Claire is a PhD Candidate in Art History and Archaeology at Columbia University and a 2022-23 Fellow at the Metropolitan Museum of Art. She studies the intersections of visual cultures, identities, and faiths in the medieval Mediterranean, focusing on Sicilian textiles and their place in the historiography of the Global Middle Ages. She was a 2017 Mitchell Scholar and studied Medieval Language, Literature and Culture at Trinity. While there, she interned for Art for Amnesty, served on the board of the Global Undergraduate Awards, which is based in Dublin, and worked as a research assistant transcribing twelfth-century copies of Old English texts for Professor Mark Faulkner’s digital corpus.

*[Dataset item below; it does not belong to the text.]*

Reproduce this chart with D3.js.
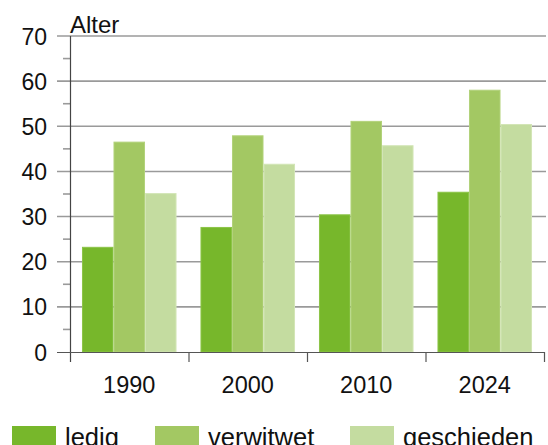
<!DOCTYPE html>
<html><head><meta charset="utf-8">
<script src="https://cdn.jsdelivr.net/npm/d3@7"></script>
<style>body{margin:0;background:#fff}svg{display:block}text{font-family:"Liberation Sans",Arial,sans-serif;fill:#111}</style>
</head><body><svg id="c" width="548" height="445"></svg>
<script>
const years = ["1990","2000","2010","2024"];
const seriesNames = ["ledig","verwitwet","geschieden"];
const ledig = [23.3, 27.7, 30.5, 35.5];
const verwitwet = [46.6, 48.0, 51.2, 58.1];
const geschieden = [35.2, 41.7, 45.8, 50.5];
const yTicks = [0,10,20,30,40,50,60,70];
const colors = ["#77b72b","#a3c863","#c4dca0"];
const edge = ["#8cc447","#b2d27a","#d2e5b6"];
const values = [ledig, verwitwet, geschieden];

const svg = d3.select("#c");
const L = 70, R = 544, T = 36, B = 352;
const x = d3.scaleBand().domain(years).range([L, R]).paddingInner(0).paddingOuter(0);
const xs = d3.scaleBand().domain(seriesNames).range([0, x.bandwidth()]).paddingInner(0).paddingOuter(0.38);
const y = d3.scaleLinear().domain([0, 70]).range([B, T]);

// gridlines
svg.append("g").selectAll("line").data(yTicks.filter(d=>d>0)).join("line")
  .attr("x1", 57).attr("x2", 546).attr("y1", d=>y(d)).attr("y2", d=>y(d))
  .attr("stroke", "#9a9a9a").attr("stroke-width", 1.6);

// bars
seriesNames.forEach((s, si) => {
  svg.append("g").selectAll("rect").data(years).join("rect")
    .attr("x", d => x(d) + xs(s) + 0.5)
    .attr("y", (d, i) => y(values[si][i]) + 0.5)
    .attr("width", xs.bandwidth() - 1)
    .attr("height", (d, i) => B - y(values[si][i]) - 0.5)
    .attr("fill", colors[si]).attr("stroke", edge[si]).attr("stroke-width", 1);
});

// minor ticks on y-axis
svg.append("g").selectAll("line").data([5,15,25,35,45,55,65]).join("line")
  .attr("x1", 63).attr("x2", 70).attr("y1", d=>y(d)).attr("y2", d=>y(d))
  .attr("stroke", "#9a9a9a").attr("stroke-width", 1.6);

// y axis line
svg.append("line").attr("x1", 70.5).attr("x2", 70.5).attr("y1", y(70)).attr("y2", 362)
  .attr("stroke", "#444").attr("stroke-width", 1.2);
// x axis
svg.append("line").attr("x1", 57).attr("x2", 545).attr("y1", B + 0.5).attr("y2", B + 0.5)
  .attr("stroke", "#555").attr("stroke-width", 1.2);
const catEdges = years.map(d => x(d)).slice(1).concat([R]);
svg.append("g").selectAll("line").data(catEdges).join("line")
  .attr("x1", d=>d + 0.5).attr("x2", d=>d + 0.5).attr("y1", B).attr("y2", 362)
  .attr("stroke", "#555").attr("stroke-width", 1.2);

// y labels
svg.append("g").selectAll("text").data(yTicks).join("text")
  .attr("x", 47).attr("y", d => y(d) + 8.5).attr("text-anchor", "end")
  .attr("font-size", 23).text(d => d);
// x labels
svg.append("g").selectAll("text").data(years).join("text")
  .attr("x", d => x(d) + x.bandwidth()/2).attr("y", 393).attr("text-anchor", "middle")
  .attr("font-size", 23.5).text(d => d);

svg.append("text").attr("x", 70).attr("y", 33).attr("font-size", 24).text("Alter");

// legend
const legX = [12, 155, 350];
const lg = svg.append("g").selectAll("g").data(seriesNames).join("g")
  .attr("transform", (d,i) => `translate(${legX[i]},426)`);
lg.append("rect").attr("width", 44).attr("height", 22).attr("fill", (d,i)=>colors[i]);
lg.append("text").attr("x", 53).attr("y", 19.5).attr("font-size", 25.5).text(d => d);
</script></body></html>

Prior to the Mitchell Scholarship, Claire worked as the Director of Education and Outreach for ART WORKS Projects, a nonprofit organization that uses art exhibitions and documentary films to raise awareness of human rights issues. She received degrees in Art History and Italian from Northwestern University, and also interned and studied in Bologna, Italy; Havana, Cuba; and Rapa Nui (Easter Island), Chile. At Northwestern, she was a Mellon Mays Fellow, Editor in Chief of Northwestern Art Review, and an executive member of the largest student-run human rights conference in the US. In addition to her doctoral research, Claire is committed to public scholarship, having contributed to the NEH-funded Immersive Global Middle Ages Institute in the Digital Humanities, the Mapping Mesopotamian Monuments project, and organizations including the United Nations, UNESCO, and the Council on American-Islamic Relations. Her work has been supported by the Social Science Research Council (SSRC), Medieval Academy of America, and RaceB4Race, among other institutions. Claire obtained her undergraduate degree from Northwestern University.